A newer version of the Gradio SDK is available: 6.14.0
RAG Retrieval Strategy Comparison
Implemented strategies
Similarity (cosine)
Standard top-k retrieval by embedding cosine similarity. Chroma returns the k nearest chunks to the query embedding. No diversity adjustment.MMR (Max Marginal Relevance)
Balances relevance and diversity: after selecting the top chunk, we iteratively choose the next chunk that maximizesλ * relevance(chunk, query) - (1 - λ) * max_similarity(chunk, already_selected).
Here we use a simplified MMR that approximates inter-chunk similarity from metadata (same source vs different source) and uses Chroma’s distance for relevance.MMR_LAMBDA(default 0.7) controls the trade-off: 1.0 ≈ pure similarity, 0 ≈ maximum diversity.
What changed in retrieved docs
- Similarity: Tends to return several very similar chunks (e.g. same section or same source repeated), which can make the answer repetitive and over-anchored to one part of the corpus.
- MMR: Favors spreading across different sources/sections, so the model sees more varied context and is less likely to over-cite one document. You may see more distinct source names in citations.
Speed differences
- Retrieval time: Similarity is a single Chroma query. MMR does one Chroma query (with a larger n_results) then a small Python loop to select k chunks; the extra work is negligible (milliseconds). So retrieval time is effectively the same.
- Generation time: Unchanged by strategy; it depends on context length and model. MMR can slightly reduce redundancy in the context, which might marginally affect length and thus generation time.
Timing in the app
After each assistant reply, the UI shows:
- Retrieval: X.XXs – time from query to having the list of chunks.
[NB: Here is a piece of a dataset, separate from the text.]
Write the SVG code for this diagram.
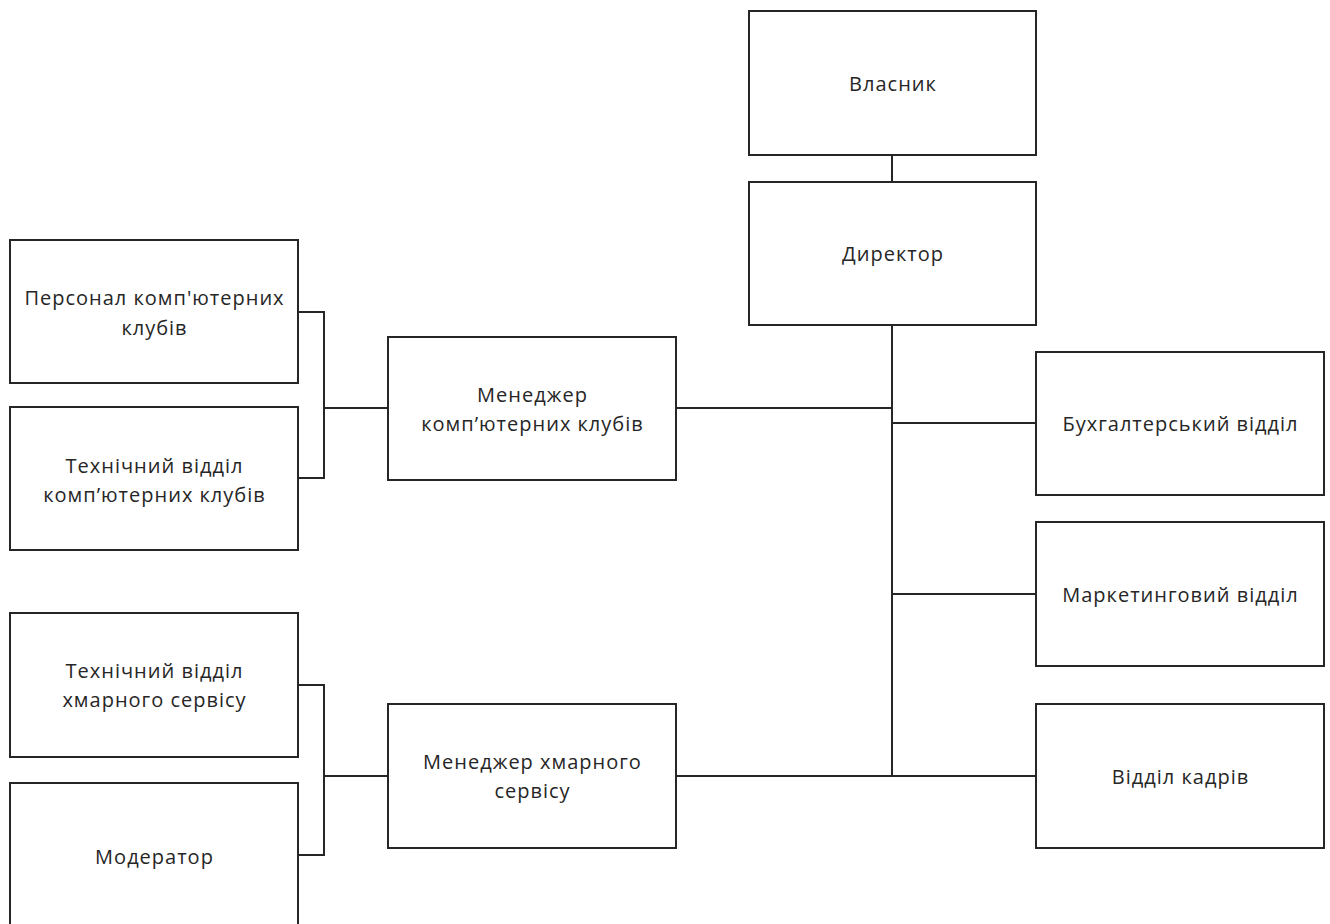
<svg xmlns="http://www.w3.org/2000/svg" width="1330" height="924" viewBox="0 0 1330 924">
  <style>
    .box { fill: #ffffff; stroke: #262626; stroke-width: 2; }
    .link { fill: none; stroke: #262626; stroke-width: 2; }
    .label { font-family: "Open Sans", "Liberation Sans", sans-serif; font-size: 20px; letter-spacing: 1px; fill: #262626; text-anchor: middle; dominant-baseline: central; }
  </style>
  <rect width="1330" height="924" fill="#ffffff"/>

  <g id="connectors">
    <!-- owner to director -->
    <path class="link" d="M892 155 V182"/>
    <!-- director trunk and branches -->
    <path class="link" d="M892 325 V776"/>
    <path class="link" d="M676 408 H892"/>
    <path class="link" d="M892 423 H1036"/>
    <path class="link" d="M892 594 H1036"/>
    <path class="link" d="M676 776 H1036"/>
    <!-- computer clubs bracket -->
    <path class="link" d="M298 312 H324 V478 H298"/>
    <path class="link" d="M324 408 H388"/>
    <!-- cloud service bracket -->
    <path class="link" d="M298 685 H324 V855 H298"/>
    <path class="link" d="M324 776 H388"/>
  </g>

  <g id="owner">
    <rect class="box" x="749" y="11" width="287" height="144"/>
    <text class="label" x="893" y="83">Власник</text>
  </g>
  <g id="director">
    <rect class="box" x="749" y="182" width="287" height="143"/>
    <text class="label" x="893" y="253">Директор</text>
  </g>
  <g id="club-staff">
    <rect class="box" x="10" y="240" width="288" height="143"/>
    <text class="label" x="154.5" y="297">Персонал комп'ютерних</text>
    <text class="label" x="154.5" y="327">клубів</text>
  </g>
  <g id="club-tech">
    <rect class="box" x="10" y="407" width="288" height="143"/>
    <text class="label" x="154.5" y="465">Технічний відділ</text>
    <text class="label" x="154.5" y="494">комп’ютерних клубів</text>
  </g>
  <g id="club-manager">
    <rect class="box" x="388" y="337" width="288" height="143"/>
    <text class="label" x="532.5" y="394">Менеджер</text>
    <text class="label" x="532.5" y="423">комп’ютерних клубів</text>
  </g>
  <g id="accounting">
    <rect class="box" x="1036" y="352" width="288" height="143"/>
    <text class="label" x="1180.5" y="423">Бухгалтерський відділ</text>
  </g>
  <g id="marketing">
    <rect class="box" x="1036" y="522" width="288" height="144"/>
    <text class="label" x="1180.5" y="594">Маркетинговий відділ</text>
  </g>
  <g id="cloud-tech">
    <rect class="box" x="10" y="613" width="288" height="144"/>
    <text class="label" x="154.5" y="670">Технічний відділ</text>
    <text class="label" x="154.5" y="699">хмарного сервісу</text>
  </g>
  <g id="moderator">
    <rect class="box" x="10" y="783" width="288" height="144"/>
    <text class="label" x="154.5" y="856">Модератор</text>
  </g>
  <g id="cloud-manager">
    <rect class="box" x="388" y="704" width="288" height="144"/>
    <text class="label" x="532.5" y="761">Менеджер хмарного</text>
    <text class="label" x="532.5" y="790">сервісу</text>
  </g>
  <g id="hr">
    <rect class="box" x="1036" y="704" width="288" height="144"/>
    <text class="label" x="1180.5" y="776">Відділ кадрів</text>
  </g>
</svg>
- Generation: X.XXs – time for the LLM to produce the answer.
These values are logged (e.g. in /data/logs/app.log) for comparison across runs.
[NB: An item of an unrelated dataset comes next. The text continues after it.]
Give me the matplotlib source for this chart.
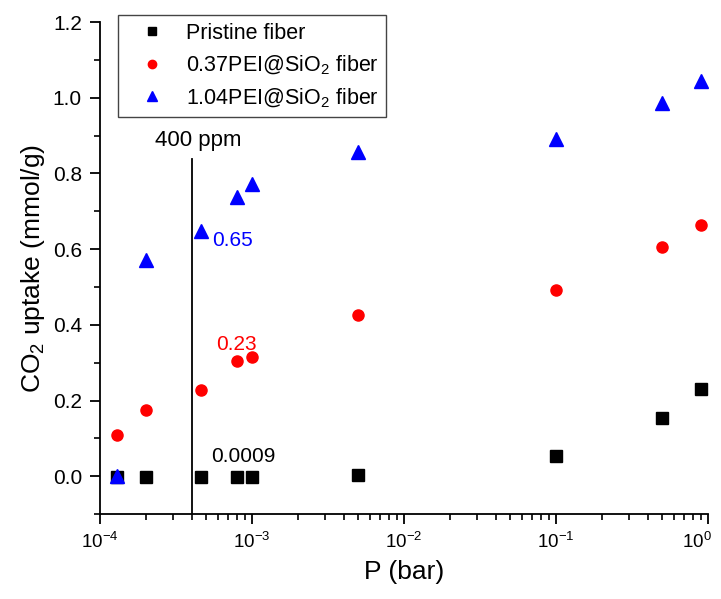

Which performed best and why
- Similarity is best when the user’s question is very focused and the answer is expected to come from one or two passages. It’s also the fastest in principle (one query, no post-processing).
- MMR is best when the question is broad (“summarize all sources”, “compare X and Y”) or when you want to avoid over-citing one document. It improves perceived quality when the corpus has multiple relevant documents that should all contribute.
Recommendation: use similarity for short, factual questions; use MMR for synthesis and multi-document comparison. The timing approach (logging retrieval + generation and displaying them in the UI) lets you compare strategies on your own data and choose accordingly.